▶ PROBLEM REQUIREMENTS: With pictures left out, extract every line between the start of the records below and the line holding "import plotly.graph_objects as go", inclusive.

▶ DATA FOR THIS EXERCISE:
• • • •

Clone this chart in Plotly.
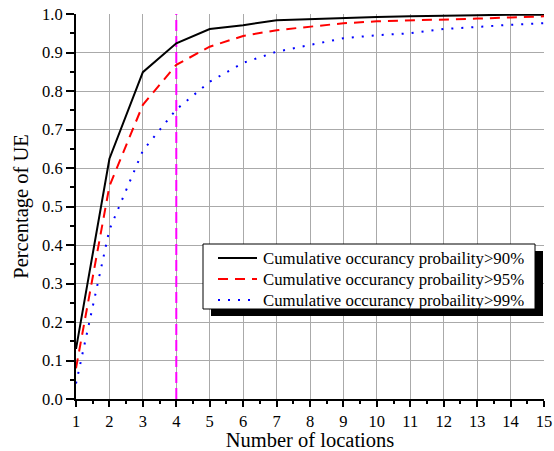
import plotly.graph_objects as go

locations = list(range(1, 16))
p90 = [0.13, 0.624, 0.849, 0.924, 0.961, 0.971, 0.984, 0.987, 0.989, 0.992, 0.994, 0.996, 0.997, 0.998, 0.998]
p95 = [0.08, 0.553, 0.764, 0.868, 0.915, 0.943, 0.958, 0.967, 0.976, 0.981, 0.983, 0.986, 0.988, 0.991, 0.994]
p99 = [0.04, 0.44, 0.645, 0.752, 0.824, 0.873, 0.902, 0.919, 0.937, 0.945, 0.950, 0.961, 0.967, 0.972, 0.976]
names = ["Cumulative occurancy probaility>90%",
         "Cumulative occurancy probaility>95%",
         "Cumulative occurancy probaility>99%"]
colors = ["black", "red", "blue"]
dashes = ["solid", "10px,7px", "2px,8px"]
y_ticks = [0.0, 0.1, 0.2, 0.3, 0.4, 0.5, 0.6, 0.7, 0.8, 0.9, 1.0]
y_tick_labels = ["0.0", "0.1", "0.2", "0.3", "0.4", "0.5", "0.6", "0.7", "0.8", "0.9", "1.0"]
x_ticks = list(range(1, 16))
marker_x = [4, 4]
marker_y = [0, 1]

FONT = "Liberation Serif"

fig = go.Figure()
fig.add_trace(go.Scatter(x=marker_x, y=marker_y, mode="lines",
                         line=dict(color="#ff00ff", width=2, dash="11px,5px"),
                         showlegend=False, hoverinfo="skip"))
for ys, nm, c, d in zip([p90, p95, p99], names, colors, dashes):
    fig.add_trace(go.Scatter(x=locations, y=ys, mode="lines", name=nm,
                             line=dict(color=c, width=2, dash=d), showlegend=False))

W, H = 554, 451
L, R, T, B = 76, 10, 14, 52
pw = W - L - R
ph = H - T - B

def px_x(p):  # page pixel -> paper
    return (p - L) / pw

def px_y(p):
    return (H - B - p) / ph

# legend box with drop shadow
bx0, bx1, by0, by1 = 203, 535, 244, 309
fig.add_shape(type="rect", xref="paper", yref="paper",
              x0=px_x(bx0 + 8), x1=px_x(bx1 + 8), y0=px_y(by1 + 7), y1=px_y(by0 + 7),
              fillcolor="black", line=dict(width=0), layer="above")
fig.add_shape(type="rect", xref="paper", yref="paper",
              x0=px_x(bx0), x1=px_x(bx1), y0=px_y(by1), y1=px_y(by0),
              fillcolor="white", line=dict(width=1, color="black"), layer="above")
for i, (nm, c, d) in enumerate(zip(names, colors, dashes)):
    yy = px_y(258 + 21 * i)
    fig.add_shape(type="line", xref="paper", yref="paper",
                  x0=px_x(218), x1=px_x(257), y0=yy, y1=yy,
                  line=dict(color=c, width=2, dash=d), layer="above")
    fig.add_annotation(xref="paper", yref="paper", x=px_x(261), y=yy,
                       xanchor="left", yanchor="middle", showarrow=False,
                       text=nm, font=dict(family=FONT, size=16.8, color="black"))

fig.update_layout(
    width=W, height=H,
    margin=dict(l=L, r=R, t=T, b=B, autoexpand=False),
    paper_bgcolor="white", plot_bgcolor="white",
    font=dict(family=FONT, size=16, color="black"),
    showlegend=False,
    xaxis=dict(range=[1, 15], tickmode="array", tickvals=x_ticks,
               automargin=False,
               showgrid=True, gridcolor="#aaaaaa", gridwidth=1,
               showline=True, linecolor="black", linewidth=2,
               ticks="outside", ticklen=6, tickwidth=1.5, tickcolor="black",
               minor=dict(dtick=0.5, tick0=1, ticks="outside", ticklen=3, tickcolor="black", showgrid=False),
               zeroline=False,
               title=dict(text="Number of locations", font=dict(size=20.5), standoff=2),
               tickfont=dict(size=16.5)),
    yaxis=dict(range=[0, 1.0], tickmode="array", tickvals=y_ticks, ticktext=y_tick_labels,
               automargin=False,
               showgrid=True, gridcolor="#aaaaaa", gridwidth=1,
               showline=True, linecolor="black", linewidth=2,
               ticks="outside", ticklen=8, tickwidth=1.5, tickcolor="black",
               minor=dict(dtick=0.05, tick0=0, ticks="outside", ticklen=4, tickcolor="black", showgrid=False),
               zeroline=False,
               title=dict(text="Percentage of UE", font=dict(size=20.5), standoff=8),
               tickfont=dict(size=16.5)),
)

fig.write_html("out.html", config={"displayModeBar": False},
               post_script="document.body.style.margin='0';")
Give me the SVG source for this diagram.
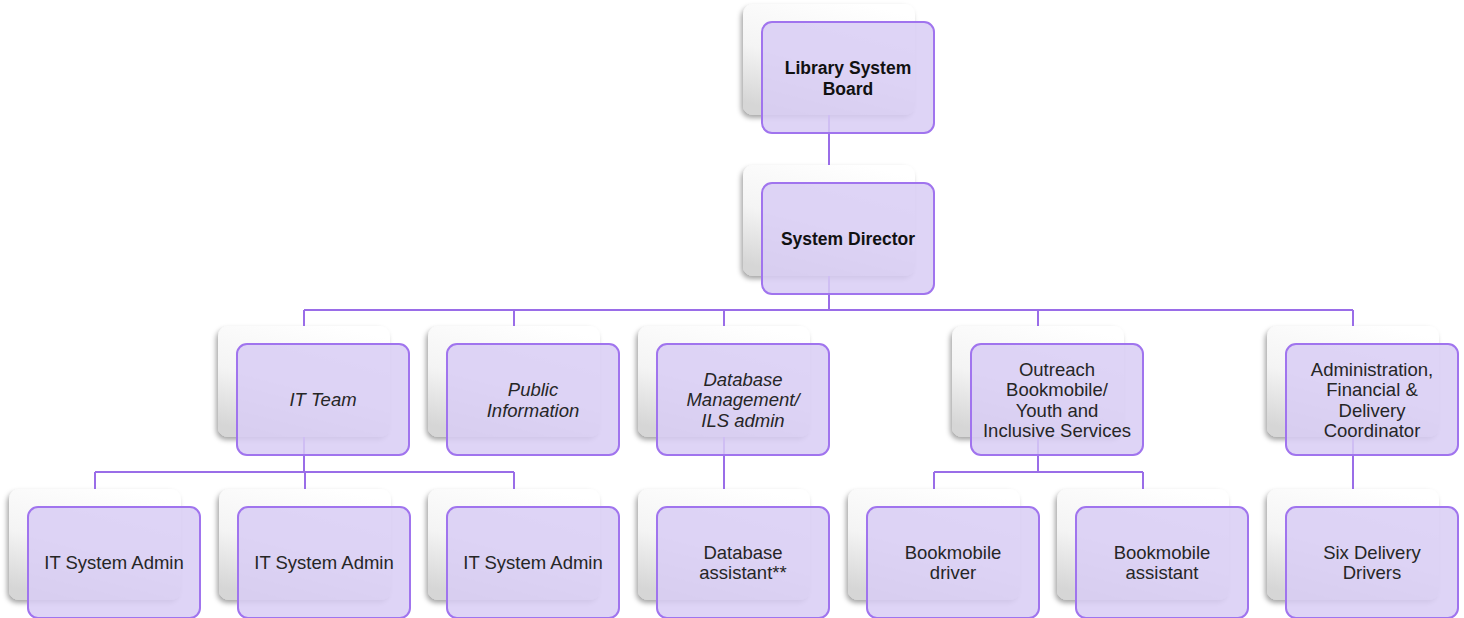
<svg xmlns="http://www.w3.org/2000/svg" width="1464" height="618" viewBox="0 0 1464 618">
<defs>
<linearGradient id="bg" x1="0.7" y1="0" x2="0.3" y2="1">
<stop offset="0" stop-color="#ffffff"/>
<stop offset="0.55" stop-color="#f4f4f4"/>
<stop offset="1" stop-color="#d6d6d6"/>
</linearGradient>
<filter id="sh" x="-20%" y="-20%" width="140%" height="150%">
<feDropShadow dx="-2" dy="3" stdDeviation="2.5" flood-color="#000" flood-opacity="0.35"/>
</filter>
<style>
.back{fill:url(#bg);filter:url(#sh)}
.card{fill:#d8ccf5;fill-opacity:0.85;stroke:#a074ee;stroke-width:2}
.ln{fill:none;stroke:#9a6de8;stroke-width:2}
text{font-family:"Liberation Sans",Arial,sans-serif;font-size:18.5px;fill:#262626;text-anchor:middle}
.b{font-weight:bold;font-size:17.5px;fill:#111}
.i{font-style:italic}
</style>
</defs>
<rect width="1464" height="618" fill="#ffffff"/>
<g id="backs">
<rect class="back" x="743" y="4" width="172" height="111" rx="10"/>
<rect class="back" x="743" y="165" width="172" height="111" rx="10"/>
<rect class="back" x="218" y="326" width="172" height="111" rx="10"/>
<rect class="back" x="428" y="326" width="172" height="111" rx="10"/>
<rect class="back" x="638" y="326" width="172" height="111" rx="10"/>
<rect class="back" x="952" y="326" width="172" height="111" rx="10"/>
<rect class="back" x="1267" y="326" width="172" height="111" rx="10"/>
<rect class="back" x="9" y="489" width="172" height="111" rx="10"/>
<rect class="back" x="219" y="489" width="172" height="111" rx="10"/>
<rect class="back" x="428" y="489" width="172" height="111" rx="10"/>
<rect class="back" x="638" y="489" width="172" height="111" rx="10"/>
<rect class="back" x="848" y="489" width="172" height="111" rx="10"/>
<rect class="back" x="1057" y="489" width="172" height="111" rx="10"/>
<rect class="back" x="1267" y="489" width="172" height="111" rx="10"/>
</g>
<g id="connectors">
<path class="ln" d="M829 115V165"/>
<path class="ln" d="M829 276V310M304 310H1353M304 310V326M514 310V326M724 310V326M1038 310V326M1353 310V326"/>
<path class="ln" d="M304 437V472M95 472H514M95 472V489M305 472V489M514 472V489"/>
<path class="ln" d="M724 437V489"/>
<path class="ln" d="M1038 437V472M934 472H1143M934 472V489M1143 472V489"/>
<path class="ln" d="M1353 437V489"/>
</g>
<g id="board"><rect class="card" x="762" y="22" width="172" height="111" rx="10"/><text class="b" x="848" y="74">Library System<tspan x="848" dy="20.5">Board</tspan></text></g>
<g id="director"><rect class="card" x="762" y="183" width="172" height="111" rx="10"/><text class="b" x="848" y="245">System Director</text></g>
<g id="it-team"><rect class="card" x="237" y="344" width="172" height="111" rx="10"/><text class="i" x="323" y="406">IT Team</text></g>
<g id="public-info"><rect class="card" x="447" y="344" width="172" height="111" rx="10"/><text class="i" x="533" y="396">Public<tspan x="533" dy="20.5">Information</tspan></text></g>
<g id="database-mgmt"><rect class="card" x="657" y="344" width="172" height="111" rx="10"/><text class="i" x="743" y="385.5">Database<tspan x="743" dy="20.5">Management/</tspan><tspan x="743" dy="20.5">ILS admin</tspan></text></g>
<g id="outreach"><rect class="card" x="971" y="344" width="172" height="111" rx="10"/><text x="1057" y="375.5">Outreach<tspan x="1057" dy="20.5">Bookmobile/</tspan><tspan x="1057" dy="20.5">Youth and</tspan><tspan x="1057" dy="20.5">Inclusive Services</tspan></text></g>
<g id="admin"><rect class="card" x="1286" y="344" width="172" height="111" rx="10"/><text x="1372" y="375.5">Administration,<tspan x="1372" dy="20.5">Financial &amp;</tspan><tspan x="1372" dy="20.5">Delivery</tspan><tspan x="1372" dy="20.5">Coordinator</tspan></text></g>
<g id="it-admin-1"><rect class="card" x="28" y="507" width="172" height="111" rx="10"/><text x="114" y="569">IT System Admin</text></g>
<g id="it-admin-2"><rect class="card" x="238" y="507" width="172" height="111" rx="10"/><text x="324" y="569">IT System Admin</text></g>
<g id="it-admin-3"><rect class="card" x="447" y="507" width="172" height="111" rx="10"/><text x="533" y="569">IT System Admin</text></g>
<g id="db-assistant"><rect class="card" x="657" y="507" width="172" height="111" rx="10"/><text x="743" y="558.5">Database<tspan x="743" dy="20.5">assistant**</tspan></text></g>
<g id="bm-driver"><rect class="card" x="867" y="507" width="172" height="111" rx="10"/><text x="953" y="558.5">Bookmobile<tspan x="953" dy="20.5">driver</tspan></text></g>
<g id="bm-assistant"><rect class="card" x="1076" y="507" width="172" height="111" rx="10"/><text x="1162" y="558.5">Bookmobile<tspan x="1162" dy="20.5">assistant</tspan></text></g>
<g id="delivery-drivers"><rect class="card" x="1286" y="507" width="172" height="111" rx="10"/><text x="1372" y="558.5">Six Delivery<tspan x="1372" dy="20.5">Drivers</tspan></text></g>
</svg>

• • • •

▶ RESULT BELOW:
Clone this chart in Plotly.
import plotly.graph_objects as go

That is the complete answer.